Порывшись в Интеренете, я выяснил, что мой экземпляр всё-таки не фальшивка. Буква «О» в серии АО говорит нам, что эти 50 карбованцев печатались в Одессе, поскольку первые образцы, выпущенные украинским правительством Скоропадского 30 марта 1918 года, имели одну серию «АД» и единый номер – «185». А трезубец, что в правом углу, стал Государственным гербом Украинской Народной Республики, и остаётся таковым по сей день. Позже была и серия «АК», где «К» – означало Киев. А все серийные номера свыше № 210 означают, что печатались такие «бумажки» одесской типографией (стало быть, и моя) после взятия Одессы частями деникинской армии весной 1919 года. И это обстоятельство настолько возмутило правительство самостийной Украины, что оно официально объявило все серии с номерами выше 210-ти – фальшивыми, хотя на самом деле, «фальшака» с первой серией («АД» 185) было гораздо больше.
Из-за отсутствия водяных знаков государственных банковских билетах фальшивомонетчеством на Украине стали заниматься все кто хоть немного умел рисовать. Я думаю, что другой литературный герой – известный сын турецкоподданного Остап-Сулейман-Берта-Мария-Бендер-бей (Задунайский) – наверняка бы, не прошёл мимо такой возможности. Известны даже образцы, выполненные акварельными красками.

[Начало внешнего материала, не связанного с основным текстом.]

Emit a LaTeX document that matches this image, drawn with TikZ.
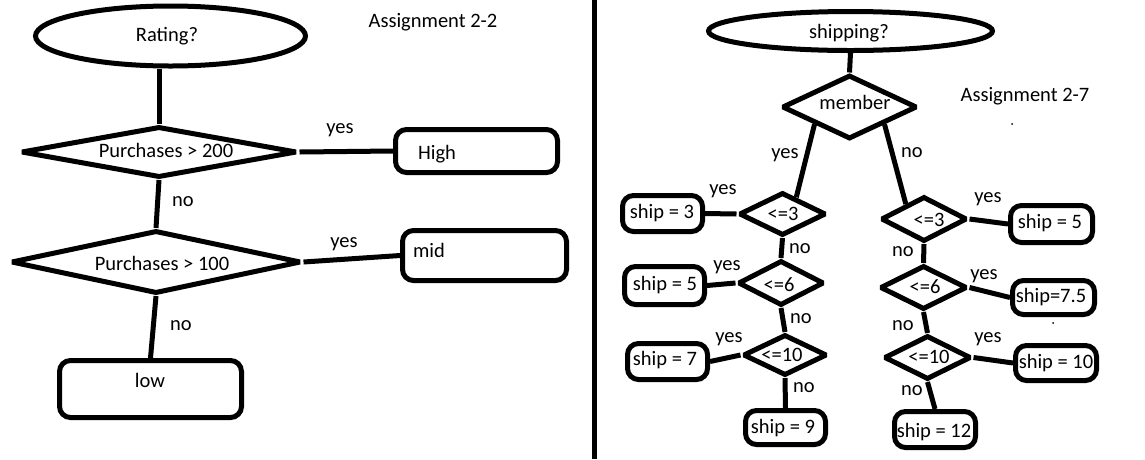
\documentclass[tikz,border=0pt]{standalone}
\usepackage{fontspec}
\setmainfont{Carlito}
\usetikzlibrary{shapes.geometric,calc}
\begin{document}
\begin{tikzpicture}[x=1pt,y=-1pt,
  every node/.style={font=\fontsize{20.5}{24}\selectfont, inner sep=0pt},
  ln/.style={line width=5pt},
  ell/.style={ellipse, draw, line width=5pt},
  dia/.style={diamond, draw, line width=5pt, line join=miter, miter limit=2},
  rbox/.style={rectangle, draw, line width=5pt, rounded corners=11pt},
  txt/.style={anchor=center},
]
\useasboundingbox (0,0) rectangle (1145,459);

% ---------------- Left: Assignment 2-2 ----------------
\node[ell, minimum width=270pt, minimum height=60pt] (E1) at (170.5,36) {};
\node[txt] (tE1) at (167,36) {Rating?};
\node[txt] (a22) at (433,22) {Assignment 2-2};

\node[dia, minimum width=276pt, minimum height=51pt] (D1) at (159,152) {};
\node[txt] (tD1) at (166,150) {Purchases > 200};
\node[rbox, minimum width=162pt, minimum height=43pt] (high) at (476.5,151) {};
\node[txt] (thigh) at (437,154) {High};

\node[dia, minimum width=290pt, minimum height=63pt] (D2) at (156,262) {};
\node[txt] (tD2) at (162,263) {Purchases > 100};
\node[rbox, minimum width=164pt, minimum height=50pt] (mid) at (484.5,255.5) {};
\node[txt] (tmid) at (429,250) {mid};

\node[rbox, minimum width=182pt, minimum height=57pt] (low) at (150.5,389) {};
\node[txt] (tlow) at (150,380) {low};

\draw[ln] (D1.north |- E1.south) -- (D1.north);
\draw[ln] (D1.east) -- (high.west);
\node[txt] (y1) at (340,130) {yes};
\draw[ln] (D1.south) -- (D2.north);
\node[txt] (n1) at (183,202) {no};
\draw[ln] (D2.east) -- (mid.west);
\node[txt] (y2) at (344,244) {yes};
\draw[ln] (D2.south) -- (low.north);
\node[txt] (n2) at (181,326) {no};

% divider
\coordinate (divT) at (594,0);
\coordinate (divB) at (594,459);
\draw[ln] (divT) -- (divB);

% ---------------- Right: Assignment 2-7 ----------------
\node[ell, minimum width=284pt, minimum height=39pt] (E2) at (850.5,31) {};
\node[txt] (tE2) at (849,33) {shipping?};
\node[dia, minimum width=135pt, minimum height=64pt] (M) at (849.5,107) {};
\node[txt] (tM) at (855,102) {member};
\node[txt] (a27) at (1025,96) {Assignment 2-7};
\draw[ln] (E2.south) -- (M.north);

% left column
\node[dia, minimum width=87pt, minimum height=43pt] (L1) at (782.5,214) {};
\node[txt] (tL1) at (783,214) {<=3};
\node[rbox, minimum width=80pt, minimum height=36pt] (s3) at (662.5,213.5) {};
\node[txt] (ts3) at (662,213) {ship = 3};

\node[dia, minimum width=86pt, minimum height=45pt] (L2) at (781,283) {};
\node[txt] (tL2) at (779,285) {<=6};
\node[rbox, minimum width=80pt, minimum height=38pt] (s5a) at (664.5,285.5) {};
\node[txt] (ts5a) at (665,285) {ship = 5};

\node[dia, minimum width=84pt, minimum height=41pt] (L3) at (785,355) {};
\node[txt] (tL3) at (782,355) {<=10};
\node[rbox, minimum width=80pt, minimum height=36pt] (s7) at (667.5,361.5) {};
\node[txt] (ts7) at (665,360) {ship = 7};

\node[rbox, minimum width=80pt, minimum height=34pt] (s9) at (785.5,427.5) {};
\node[txt] (ts9) at (783,428) {ship = 9};

% right column
\node[dia, minimum width=86pt, minimum height=45pt] (R1) at (924,219) {};
\node[txt] (tR1) at (929,220) {<=3};
\node[rbox, minimum width=82pt, minimum height=37pt] (s5b) at (1051.5,224) {};
\node[txt] (ts5b) at (1050,223) {ship = 5};

\node[dia, minimum width=87pt, minimum height=44pt] (R2) at (923.5,287.5) {};
\node[txt] (tR2) at (925,287) {<=6};
\node[rbox, minimum width=82pt, minimum height=34pt] (s75) at (1053.5,297.5) {};
\node[txt] (ts75) at (1051,297) {ship=7.5};

\node[dia, minimum width=87pt, minimum height=44pt] (R3) at (927.5,357.5) {};
\node[txt] (tR3) at (929,357) {<=10};
\node[rbox, minimum width=81pt, minimum height=35pt] (s10) at (1056,363) {};
\node[txt] (ts10) at (1056,363) {ship = 10};

\node[rbox, minimum width=81pt, minimum height=36pt] (s12) at (935,429.5) {};
\node[txt] (ts12) at (934,432) {ship = 12};

% member branches
\draw[ln] ($(M.west)!0.5!(M.south)$) -- ($(L1.north)!0.3!(L1.east)$);
\node[txt] (ym) at (785,155) {yes};
\draw[ln] ($(M.east)!0.5!(M.south)$) -- ($(R1.north)!0.4!(R1.west)$);
\node[txt] (nm) at (912,153) {no};

% left column connectors
\draw[ln] (L1.west) -- (s3.east);
\node[txt] (yL1) at (723,191) {yes};
\draw[ln] (L1.south) -- (L2.north);
\node[txt] (nL1) at (800,249) {no};
\draw[ln] (L2.west) -- (s5a.east);
\node[txt] (yL2) at (727,267) {yes};
\draw[ln] (L2.south) -- (L3.north);
\node[txt] (nL2) at (801,319) {no};
\draw[ln] (L3.west) -- (s7.east);
\node[txt] (yL3) at (729,339) {yes};
\draw[ln] (L3.south) -- (s9.north);
\node[txt] (nL3) at (804,388) {no};

% right column connectors
\draw[ln] (R1.east) -- (s5b.west);
\node[txt] (yR1) at (988,199) {yes};
\draw[ln] (R1.south) -- (R2.north);
\node[txt] (nR1) at (903,252) {no};
\draw[ln] (R2.east) -- (s75.west);
\node[txt] (yR2) at (984,276) {yes};
\draw[ln] (R2.south) -- (R3.north);
\node[txt] (nR2) at (903,326) {no};
\draw[ln] (R3.east) -- (s10.west);
\node[txt] (yR3) at (988,339) {yes};
\draw[ln] (R3.south) -- (s12.north);
\node[txt] (nR3) at (912,391) {no};

% stray specks
\fill (1012,124) circle (1pt);
\fill (1053,323) circle (1pt);
\end{tikzpicture}
\end{document}
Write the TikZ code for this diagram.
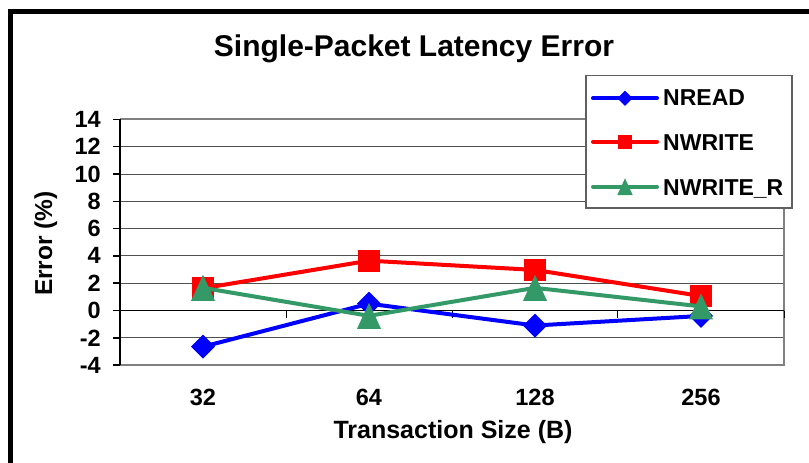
\documentclass[tikz,border=0pt]{standalone}
\usepackage{fontspec}
\setmainfont{Liberation Sans}
\definecolor{serblue}{RGB}{0,0,255}
\definecolor{serred}{RGB}{255,0,0}
\definecolor{sergreen}{RGB}{51,153,102}
\definecolor{plotborder}{RGB}{128,128,128}
\definecolor{gridcol}{RGB}{80,80,80}
\definecolor{legborder}{RGB}{96,96,96}

\tikzset{
  x=1pt, y=-1pt,
  ticklab/.style={font=\fontsize{23.5}{28}\selectfont\bfseries, inner sep=0pt},
  axtitle/.style={font=\fontsize{24.5}{29}\selectfont\bfseries, inner sep=0pt},
  legtext/.style={font=\fontsize{23}{27}\selectfont\bfseries, inner sep=0pt, anchor=base west},
  series/.style={line width=4pt, line join=round, line cap=round},
  mkdiamond/.pic={\fill[serblue] (-12,0) -- (0,-12) -- (12,0) -- (0,12) -- cycle;},
  mksquare/.pic={\fill[serred] (-11,-11) rectangle (11,11);},
  mktriangle/.pic={\fill[sergreen] (-12,13) -- (0,-13) -- (12,13) -- cycle;},
}

\begin{document}
\begin{tikzpicture}
\useasboundingbox (0,0) rectangle (809,463);
\clip (0,0) rectangle (809,463);
\fill[white] (0,0) rectangle (809,463);

% chart frame (runs off the lower and right edges)
\draw[line width=5pt] (10,480) -- (10,11.5) -- (830,11.5);

% title
\node[font=\fontsize{30}{36}\selectfont\bfseries, inner sep=0pt, anchor=base] (title) at (414,56.5) {Single-Packet Latency Error};

% value scale: v = 0 at y = 310.5, 13.65 units per percent
\begin{scope}[shift={(0,310.5)}, x=1pt, y=13.65pt]
  \foreach \v in {-4,-2,...,14} { \coordinate (gl\v) at (120,\v); \coordinate (gr\v) at (784,\v); }
  \coordinate (r1) at (203,-2.65); \coordinate (r2) at (369,0.5);  \coordinate (r3) at (535,-1.1); \coordinate (r4) at (701,-0.4);
  \coordinate (w1) at (203,1.63);  \coordinate (w2) at (369,3.65); \coordinate (w3) at (535,2.97); \coordinate (w4) at (701,1.06);
  \coordinate (q1) at (203,1.66);  \coordinate (q2) at (369,-0.39);\coordinate (q3) at (535,1.66); \coordinate (q4) at (701,0.3);
\end{scope}

% gridlines
\foreach \v in {-2,2,4,6,8,10,12} \draw[gridcol, line width=1pt] (gl\v) -- (gr\v);

% plot area border
\draw[plotborder, line width=2pt] (gl14) -- (gr14) -- (gr-4) -- (gl-4);

% category axis at zero with tick marks
\draw[black, line width=1pt] (gl0) -- (gr0);
\foreach \xx in {286,452,617,784} \draw[black, line width=1pt] (\xx,310.5) -- (\xx,318);

% value axis, ticks and labels
\draw[black, line width=1.5pt] (gl14) -- (gl-4);
\foreach \v in {-4,-2,...,14} {
  \draw[black, line width=1.5pt] (gl\v) -- ++(-7,0);
  \node[ticklab, anchor=east] (yl\v) at ([xshift=-19pt]gl\v) {\v};
}

% category labels
\node[ticklab, anchor=base] (c1) at (203,405) {32};
\node[ticklab, anchor=base] (c2) at (369,405) {64};
\node[ticklab, anchor=base] (c3) at (535,405) {128};
\node[ticklab, anchor=base] (c4) at (701,405) {256};

% axis titles
\node[axtitle, anchor=base, font=\fontsize{25}{30}\selectfont\bfseries] (xtitle) at (453,438) {Transaction Size (B)};
\node[axtitle, anchor=base, rotate=90] (ytitle) at (52,243.5) {Error (\%)};

% series
\draw[series, serblue] (r1) -- (r2) -- (r3) -- (r4);
\foreach \p in {r1,r2,r3,r4} \pic at (\p) {mkdiamond};
\draw[series, serred] (w1) -- (w2) -- (w3) -- (w4);
\foreach \p in {w1,w2,w3,w4} \pic at (\p) {mksquare};
\draw[series, sergreen] (q1) -- (q2) -- (q3) -- (q4);
\foreach \p in {q1,q2,q3,q4} \pic at (\p) {mktriangle};

% legend
\node[draw=legborder, fill=white, line width=1.5pt, minimum width=206pt, minimum height=132.6pt, inner sep=0pt, anchor=north west] (legend) at (585,74.7) {};
\coordinate (la1) at (593,98.3);  \coordinate (lb1) at (657,98.3);  \coordinate (lm1) at (625,98.3);
\coordinate (la2) at (593,141.7); \coordinate (lb2) at (657,141.7); \coordinate (lm2) at (625,141.7);
\coordinate (la3) at (593,186.7); \coordinate (lb3) at (657,186.7); \coordinate (lm3) at (625,186.7);
\draw[series, serblue] (la1) -- (lb1);  \pic[scale=0.64] at (lm1) {mkdiamond};
\draw[series, serred] (la2) -- (lb2);   \pic[scale=0.64] at (lm2) {mksquare};
\draw[series, sergreen] (la3) -- (lb3); \pic[scale=0.64] at (lm3) {mktriangle};
\node[legtext] (t1) at (663,105) {NREAD};
\node[legtext] (t2) at (663,150) {NWRITE};
\node[legtext] (t3) at (663,195) {NWRITE\_R};
\end{tikzpicture}
\end{document}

Но в следующем, 1920 году, почин белогвардейцев подхватили большевики и «нашлёпали» для нужд Главревкома (Западная Украина) несколько десятков миллионов (!) подобных дензнаков (от 236-го до 250-го номера).
Ну и последнее. Харитон Михайлович Лебедь-Юрчик, видный экономист и директор государственной казны УНР, в 1921 году эмигрировал в Польшу, а затем в Берлин, где долго преподавал. Умер в Германии в 1945 году в возрасте шестидесяти восьми лет.
Согласитесь, всего одна купюра, а сколько интересного! Здесь и гражданская и война, и персонажи Булгакова, и бонистика, и судьбы людей – всё переплелось воедино.
Ну так,что тут говорить, что тут спрашивать…Читаю и наслаждаюсь изложением авторских мыслей вокруг простой бумаженции.СПАСИБО!
Спасибо большое, Николай Семёнович. Буду и дальше стараться находить что-нибудь интересное.